In einem gemeinsamen Statement mit Dirk Wiese, heute SPD-Fraktionsmanager und seinerzeit Esdars Co-Vorsitzender in der NRW-Landesgruppe, ging sie auf Distanz zu einer erneuten Kanzlerkandidatur Scholz' – und lobte Boris Pistorius, schon damals Verteidigungs- und Beliebtheitsminister. Es schwächte Scholz' Position, wurde auch als unsolidarisch kritisiert. Gleichwohl traf der Vorstoß das Gefühl vieler Genossinnen und Genossen, mit dem unbeliebten Kanzler als Kandidaten nicht gewinnen zu können – also wieso nicht Klartext reden?

Nach ihrem umstrittenen Demo-Auftritt sieht sich Esdar nun mit der Frage konfrontiert, wie sie zur schwarz-roten Koalition steht. "Wer als Teil der SPD-Fraktionsführung an vorderster Front gegen den Bundeskanzler demonstriert, muss sich schon fragen lassen, ob er den Erfolg dieser Koalition noch will", mopperte Steffen Bilger, der Erste Parlamentarische Geschäftsführer der CDU/CSU-Bundestagsfraktion, in der "Süddeutschen Zeitung". Also Frage an Wiebke Esdar: Will sie diesen noch? 

"Selbstverständlich will ich den Erfolg der Koalition", sagt sie, deswegen werde sie auch weiterhin "konstruktiv" mit der gesamten Regierung zusammenarbeiten.

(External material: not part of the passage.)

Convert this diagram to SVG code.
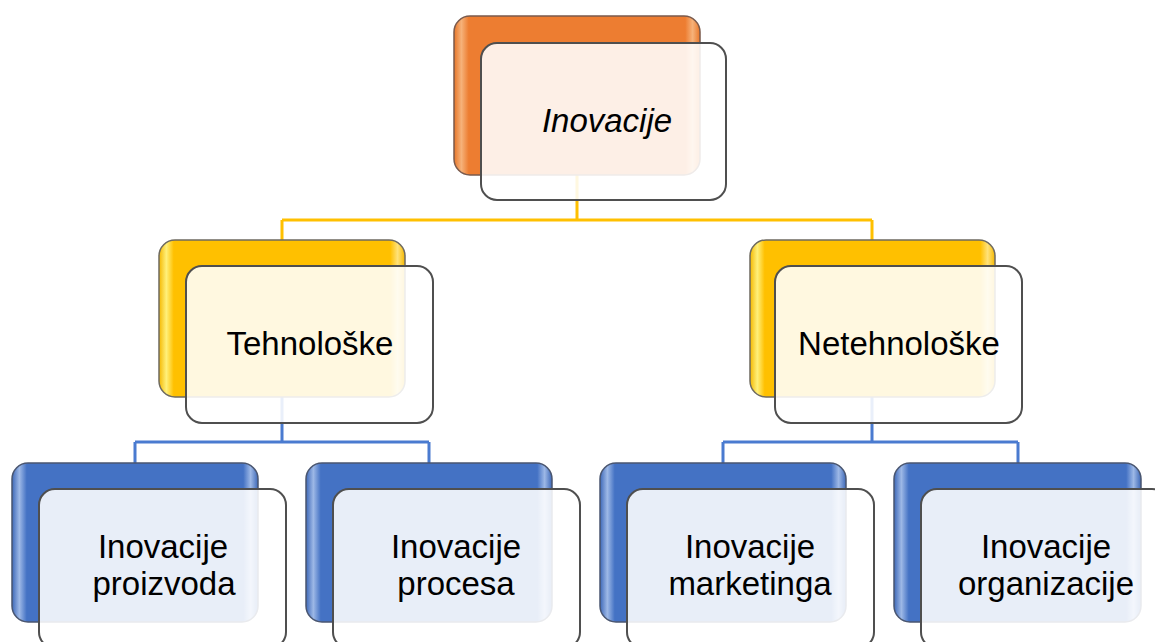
<svg xmlns="http://www.w3.org/2000/svg" width="1155" height="642" viewBox="0 0 1155 642">
<defs>
<linearGradient id="gO" x1="0" y1="0" x2="1" y2="0">
<stop offset="0" stop-color="#E87628"/><stop offset="0.03" stop-color="#F6B27A"/><stop offset="0.06" stop-color="#ED7D31"/><stop offset="0.94" stop-color="#ED7D31"/><stop offset="0.97" stop-color="#F6B27A"/><stop offset="1" stop-color="#E87628"/>
</linearGradient>
<linearGradient id="gY" x1="0" y1="0" x2="1" y2="0">
<stop offset="0" stop-color="#F5B800"/><stop offset="0.03" stop-color="#FFF07A"/><stop offset="0.06" stop-color="#FFC000"/><stop offset="0.94" stop-color="#FFC000"/><stop offset="0.97" stop-color="#FFE27A"/><stop offset="1" stop-color="#F5B800"/>
</linearGradient>
<linearGradient id="gB" x1="0" y1="0" x2="1" y2="0">
<stop offset="0" stop-color="#3D68B8"/><stop offset="0.03" stop-color="#9DB8E6"/><stop offset="0.06" stop-color="#4472C4"/><stop offset="0.94" stop-color="#4472C4"/><stop offset="0.97" stop-color="#9DB8E6"/><stop offset="1" stop-color="#3D68B8"/>
</linearGradient>
</defs>
<style>
.bo{fill:url(#gO);stroke:#7A5A4C;stroke-width:1.5}
.by{fill:url(#gY);stroke:#6E6A60;stroke-width:1.5}
.bb{fill:url(#gB);stroke:#4A5670;stroke-width:1.5}
.fr{fill:#FFFFFF;fill-opacity:0.88;stroke:#4F4F4F;stroke-width:2}
.t{font-family:"Liberation Sans",Arial,sans-serif;font-size:33px;fill:#000;text-anchor:middle}
.cy{fill:none;stroke:#FFC000;stroke-width:3}
.cb{fill:none;stroke:#4A7BD0;stroke-width:3}
</style>
<g id="connectors">
<path class="cy" d="M577 175V220M282 220H872M282 220V240M872 220V240"/>
<path class="cb" d="M282 397V442M135 442H429M135 442V463M429 442V463"/>
<path class="cb" d="M872 397V442M723 442H1018M723 442V463M1018 442V463"/>
</g>
<g id="node-inovacije">
<rect class="bo" x="454" y="16" width="246" height="159" rx="16"/>
<rect class="fr" x="481" y="43" width="245" height="157" rx="16"/>
<text class="t" x="607" y="132" font-style="italic">Inovacije</text>
</g>
<g id="node-tehnoloske">
<rect class="by" x="159" y="240" width="246" height="157" rx="16"/>
<rect class="fr" x="186" y="266" width="247" height="157" rx="16"/>
<text class="t" x="310" y="355">Tehnološke</text>
</g>
<g id="node-netehnoloske">
<rect class="by" x="750" y="240" width="245" height="157" rx="16"/>
<rect class="fr" x="775" y="266" width="247" height="157" rx="16"/>
<text class="t" x="899" y="355">Netehnološke</text>
</g>
<g id="node-proizvoda">
<rect class="bb" x="12" y="463" width="246" height="159" rx="16"/>
<rect class="fr" x="39" y="489" width="247" height="159" rx="16"/>
<text class="t" x="163" y="558">Inovacije</text>
<text class="t" x="164" y="595">proizvoda</text>
</g>
<g id="node-procesa">
<rect class="bb" x="306" y="463" width="246" height="159" rx="16"/>
<rect class="fr" x="333" y="489" width="247" height="159" rx="16"/>
<text class="t" x="456" y="558">Inovacije</text>
<text class="t" x="456" y="595">procesa</text>
</g>
<g id="node-marketinga">
<rect class="bb" x="600" y="463" width="246" height="159" rx="16"/>
<rect class="fr" x="627" y="489" width="247" height="159" rx="16"/>
<text class="t" x="750" y="558">Inovacije</text>
<text class="t" x="750" y="595">marketinga</text>
</g>
<g id="node-organizacije">
<rect class="bb" x="894" y="463" width="247" height="159" rx="16"/>
<rect class="fr" x="921" y="489" width="247" height="159" rx="16"/>
<text class="t" x="1046" y="558">Inovacije</text>
<text class="t" x="1046" y="595">organizacije</text>
</g>
</svg>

Und schiebt subtil hinterher, dass sie sich freue "auf die konkreten Lösungen, die wir in den anstehenden Haushaltsverhandlungen mit der Union finden werden". Als SPD-Vizefraktionsvorsitzende ist sie unter anderem für die Bereiche Haushalt und Finanzen zuständig, hat sich schon in der letzten Legislaturperiode einen Ruf als fachkundige Haushaltspolitikerin erarbeitet, die tief im Stoff steht. Es klingt daher auch wie eine Kampfansage.